**Prompt**
Quote every line of the data below as it stands, omitting pictures.

**Data**
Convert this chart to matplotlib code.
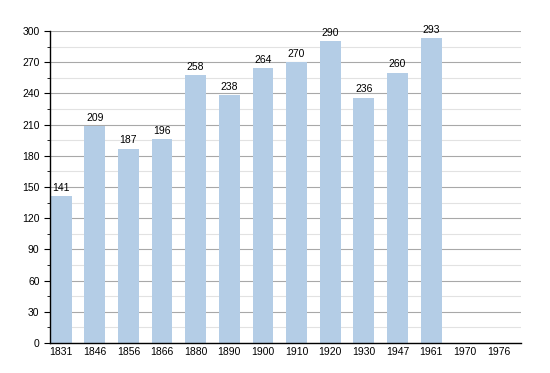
import matplotlib
matplotlib.use("Agg")
import matplotlib.pyplot as plt
from matplotlib.ticker import MultipleLocator

plt.rcParams["font.family"] = ["Liberation Sans", "DejaVu Sans"]

# données
annees = ["1831", "1846", "1856", "1866", "1880", "1890", "1900", "1910",
          "1920", "1930", "1947", "1961", "1970", "1976"]
population = [141, 209, 187, 196, 258, 238, 264, 270, 290, 236, 260, 293, None, None]

fig = plt.figure(figsize=(5.5, 3.73), dpi=100)
ax = fig.add_axes([50 / 550, 1 - 343 / 373, 471 / 550, 312 / 373])

x = list(range(len(annees)))
for i, v in enumerate(population):
    if v is None:
        continue
    ax.bar(i, v, width=0.62, color="#b4cde6", zorder=2)
    ax.text(i, v + 3, str(v), ha="center", va="bottom", fontsize=7.5, zorder=3)

ax.set_ylim(0, 300)
ax.set_xlim(-0.33, 13.67)
ax.yaxis.set_major_locator(MultipleLocator(30))
ax.yaxis.set_minor_locator(MultipleLocator(15))
ax.grid(axis="y", which="major", color="#a8a8a8", linewidth=0.8, zorder=0)
ax.grid(axis="y", which="minor", color="#e2e2e2", linewidth=0.8, zorder=0)

ax.set_xticks(x)
ax.set_xticklabels(annees)
ax.tick_params(axis="x", length=0, labelsize=7.5, pad=3)
ax.tick_params(axis="y", which="major", length=4, labelsize=7.5, direction="out")
ax.tick_params(axis="y", which="minor", length=2)

ax.spines["right"].set_visible(False)
ax.spines["top"].set_visible(False)
ax.spines["left"].set_linewidth(1.0)
ax.spines["bottom"].set_linewidth(1.0)

plt.savefig("out.png", dpi=100)
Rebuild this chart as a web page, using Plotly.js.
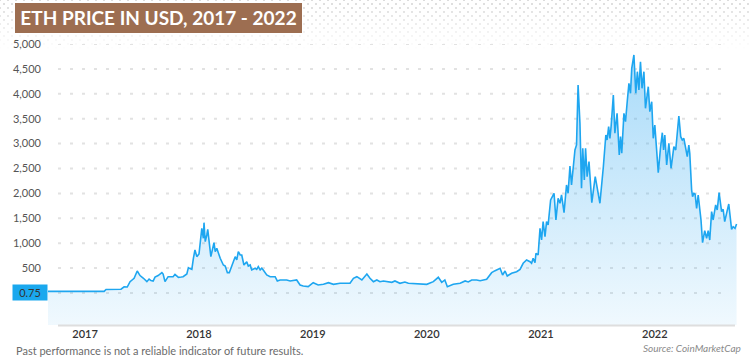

**Solution to this problem**
Convert this chart to matplotlib code.
import matplotlib
matplotlib.use("Agg")
import matplotlib.pyplot as plt
from matplotlib.ticker import MultipleLocator

plt.rcParams["font.family"] = ["Liberation Sans", "DejaVu Sans"]

# données
annees = ["1831", "1846", "1856", "1866", "1880", "1890", "1900", "1910",
          "1920", "1930", "1947", "1961", "1970", "1976"]
population = [141, 209, 187, 196, 258, 238, 264, 270, 290, 236, 260, 293, None, None]

fig = plt.figure(figsize=(5.5, 3.73), dpi=100)
ax = fig.add_axes([50 / 550, 1 - 343 / 373, 471 / 550, 312 / 373])

x = list(range(len(annees)))
for i, v in enumerate(population):
    if v is None:
        continue
    ax.bar(i, v, width=0.62, color="#b4cde6", zorder=2)
    ax.text(i, v + 3, str(v), ha="center", va="bottom", fontsize=7.5, zorder=3)

ax.set_ylim(0, 300)
ax.set_xlim(-0.33, 13.67)
ax.yaxis.set_major_locator(MultipleLocator(30))
ax.yaxis.set_minor_locator(MultipleLocator(15))
ax.grid(axis="y", which="major", color="#a8a8a8", linewidth=0.8, zorder=0)
ax.grid(axis="y", which="minor", color="#e2e2e2", linewidth=0.8, zorder=0)

ax.set_xticks(x)
ax.set_xticklabels(annees)
ax.tick_params(axis="x", length=0, labelsize=7.5, pad=3)
ax.tick_params(axis="y", which="major", length=4, labelsize=7.5, direction="out")
ax.tick_params(axis="y", which="minor", length=2)

ax.spines["right"].set_visible(False)
ax.spines["top"].set_visible(False)
ax.spines["left"].set_linewidth(1.0)
ax.spines["bottom"].set_linewidth(1.0)

plt.savefig("out.png", dpi=100)
Rebuild this chart as a web page, using Plotly.js.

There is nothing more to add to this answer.